Domingo à tarde. Entrei na igreja para me sentar a rezar e descansar um pouco, longe das reuniões, trabalhos a programar, coisas a fazer… Lá à frente estava alguém sentado com um terço na mão, óculos grossos, cabelo branco. Já de longe, a impressão de já o ter visto em algum lado. Aproximei-me e reconheci um velho amigo que não via havia pelo menos treze anos. Tínhamos trabalhado no mesmo bairro-de-lata durante vários anos.
Depois da primeira surpresa, ele explicou: a idade, e uma doença que já não lhe permitia continuar lá. E agora?, perguntei. Foi-me confiado um novo trabalho, disse, e mostrando o terço que tinha na mão, ajuntou: este!
Para ele, era mesmo um trabalho sério, exigente, e tão necessário como os muitos outros trabalhos que tinha conseguido realizar quando as forças físicas lho permitiam.
Nos dias a seguir àquele encontro, fui pensando no que aquele velho amigo me tinha dito, um trabalho importante! Mas para que serve, realmente?
Algumas respostas foram-me vindo, mesmo se me parecem ainda muito incompletas. Pensando nele e em outras pessoas desse género que tenho encontrado, parece-me que com aquela oração que fazem, muito mais abundante do que nós que continuamos num «trabalho normal», eles conseguem descobrir uma dimensão mais profunda em tudo. Até nos cantos mais difíceis da vida que vivem, eles conseguem ver uma graça de Deus. A tal ponto que lhes começa a faltar tempo para se lamentarem. Têm sempre pessoas por quem rezar, amigos, conhecidos, gente de quem sabem notícias pela TV ou pela rádio, e que tanto precisam de um apoio espiritual, mesmo de muito longe…
Uma destas pessoas disse-me aqui há tempos: escrevi o teu nome numa das minhas listas, tenho uma para cada dia da semana!

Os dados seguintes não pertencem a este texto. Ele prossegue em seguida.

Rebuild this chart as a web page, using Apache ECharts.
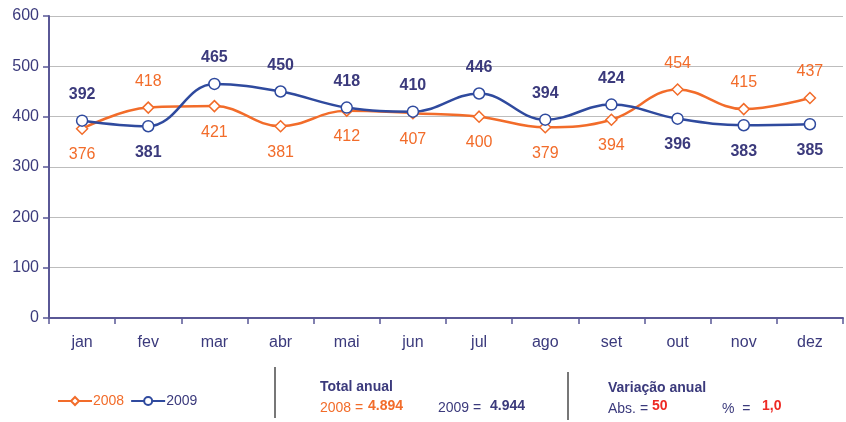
<!DOCTYPE html>
<html>
<head>
<meta charset="utf-8">
<script src="https://cdn.jsdelivr.net/npm/echarts@6/dist/echarts.min.js"></script>
<style>
  html, body { margin: 0; padding: 0; background: #fff; }
  #chart { width: 846px; height: 422px; }
</style>
</head>
<body>
<div id="chart"></div>
<script>
const months = ['jan', 'fev', 'mar', 'abr', 'mai', 'jun', 'jul', 'ago', 'set', 'out', 'nov', 'dez']
const values2008 = [376, 418, 421, 381, 412, 407, 400, 379, 394, 454, 415, 437]
const values2009 = [392, 381, 465, 450, 418, 410, 446, 394, 424, 396, 383, 385]
// onde fica o rótulo de cada ponto (acima / abaixo)
const pos2008 = ['bottom', 'top', 'bottom', 'bottom', 'bottom', 'bottom', 'bottom', 'bottom', 'bottom', 'top', 'top', 'top']
const pos2009 = ['top', 'bottom', 'top', 'top', 'top', 'top', 'top', 'top', 'top', 'bottom', 'bottom', 'bottom']
const total2008 = '4.894'
const total2009 = '4.944'
const varAbs = '50'
const varPct = '1,0'

const FONT = '"Liberation Sans Narrow", "Arial Narrow", "Liberation Sans", sans-serif'
const ORANGE = '#f26c2a'
const BLUE = '#2f4a9e'
const NAVY = '#3b3a7c'
const RED = '#ee2a24'

const mkData = (vals, pos, color) =>
	vals.map((v, i) => ({
		value: v,
		label: { position: pos[i], color: color }
	}))

const chart = echarts.init(document.getElementById('chart'))

const option = {
	animation: false,
	textStyle: { fontFamily: FONT },
	grid: { left: 49, right: 3, top: 16, bottom: 104 },
	legend: {
		left: 52,
		top: 389,
		itemWidth: 34,
		itemHeight: 10,
		itemGap: 6,
		textStyle: { fontFamily: FONT, fontSize: 14, padding: [0, 0, 0, -4] },
		data: [
			{ name: '2008', textStyle: { color: ORANGE } },
			{ name: '2009', textStyle: { color: NAVY } }
		]
	},
	xAxis: {
		type: 'category',
		data: months,
		boundaryGap: true,
		axisLine: { lineStyle: { color: '#5a5896', width: 2 } },
		axisTick: { show: true, length: 6, lineStyle: { color: '#5a5896', width: 1.5 } },
		axisLabel: { color: NAVY, fontSize: 16, margin: 17, fontFamily: FONT }
	},
	yAxis: {
		type: 'value',
		min: 0,
		max: 600,
		interval: 100,
		axisLine: { show: true, lineStyle: { color: '#5a5896', width: 2 } },
		axisTick: { show: true, length: 6, lineStyle: { color: '#5a5896', width: 1.5 } },
		axisLabel: { color: NAVY, fontSize: 16, margin: 10, fontFamily: FONT },
		splitLine: { lineStyle: { color: '#bdbdbd', width: 1 } }
	},
	series: [
		{
			name: '2008',
			type: 'line',
			smooth: 0.4,
			symbol: 'diamond',
			symbolSize: 11,
			data: mkData(values2008, pos2008, ORANGE),
			lineStyle: { color: ORANGE, width: 2.5 },
			itemStyle: { color: '#fff', borderColor: ORANGE, borderWidth: 1.5 },
			label: { show: true, distance: 12, fontSize: 16, fontFamily: FONT }
		},
		{
			name: '2009',
			type: 'line',
			smooth: 0.4,
			symbol: 'circle',
			symbolSize: 11,
			data: mkData(values2009, pos2009, NAVY),
			lineStyle: { color: BLUE, width: 2.5 },
			itemStyle: { color: '#fff', borderColor: BLUE, borderWidth: 1.5 },
			label: { show: true, distance: 12, fontSize: 16, fontWeight: 'bold', fontFamily: FONT }
		}
	],
	graphic: [
		{ type: 'line', shape: { x1: 275, y1: 367, x2: 275, y2: 418 }, style: { stroke: '#777', lineWidth: 2 } },
		{ type: 'line', shape: { x1: 568, y1: 372, x2: 568, y2: 420 }, style: { stroke: '#777', lineWidth: 2 } },
		{ type: 'text', left: 320, top: 380, style: { text: 'Total anual', fill: NAVY, font: 'bold 14px ' + FONT } },
		{ type: 'text', left: 320, top: 401, style: { text: '2008 =', fill: ORANGE, font: '14px ' + FONT } },
		{ type: 'text', left: 368, top: 399, style: { text: total2008, fill: ORANGE, font: 'bold 14px ' + FONT } },
		{ type: 'text', left: 438, top: 401, style: { text: '2009 =', fill: NAVY, font: '14px ' + FONT } },
		{ type: 'text', left: 490, top: 399, style: { text: total2009, fill: NAVY, font: 'bold 14px ' + FONT } },
		{ type: 'text', left: 608, top: 381, style: { text: 'Variação anual', fill: NAVY, font: 'bold 14px ' + FONT } },
		{ type: 'text', left: 608, top: 402, style: { text: 'Abs. =', fill: NAVY, font: '14px ' + FONT } },
		{ type: 'text', left: 652, top: 399, style: { text: varAbs, fill: RED, font: 'bold 14px ' + FONT } },
		{ type: 'text', left: 722, top: 402, style: { text: '%  =', fill: NAVY, font: '14px ' + FONT } },
		{ type: 'text', left: 762, top: 399, style: { text: varPct, fill: RED, font: 'bold 14px ' + FONT } }
	]
}

chart.setOption(option)
</script>
</body>
</html>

Pessoas que assumem este «novo trabalho», com o tempo que passa, vão mudando as coisas que pedem a Deus: ao princípio pedem coisas pequenas: Deus, ajuda aquele rapaz a passar o exame!, faz passar a dor de cabeça àquele doente… depois vão pedindo coisas mais importantes: ajuda-me a perdoar a mim mesmo o meu passado, e a encontrar a paz de coração, reforça a generosidade de quem trabalha pela paz no mundo…
Uma coisa que me impressiona sempre nestes zeladores é a certeza absoluta que eles têm de que não andam a perder tempo: a certeza de que as orações que oferecem a Deus com insistência e grande abundância vão certamente produzir frutos. Será quando e como Deus quiser, mas os frutos vão chegar com toda a certeza.
Há mesmo quem reze sem intenções particulares. Como me dizia uma destas pessoas: «Eu rezo e basta: Deus sabe melhor do que eu quem é que precisa da ajuda das minhas orações!».
Ao princípio, este «novo trabalho» não deve ser nada fácil, sobretudo para pessoas que sempre tiveram uma vida muito ativa e realizaram obras grandes. Penso naquele meu velho amigo missionário que encontrei com o terço na mão. Mas depois de algum tempo, é lindo ver estas pessoas que irradiam alegria e serenidade, com a certeza de que continuam a ter muito que dar a todos nós e ao nosso mundo.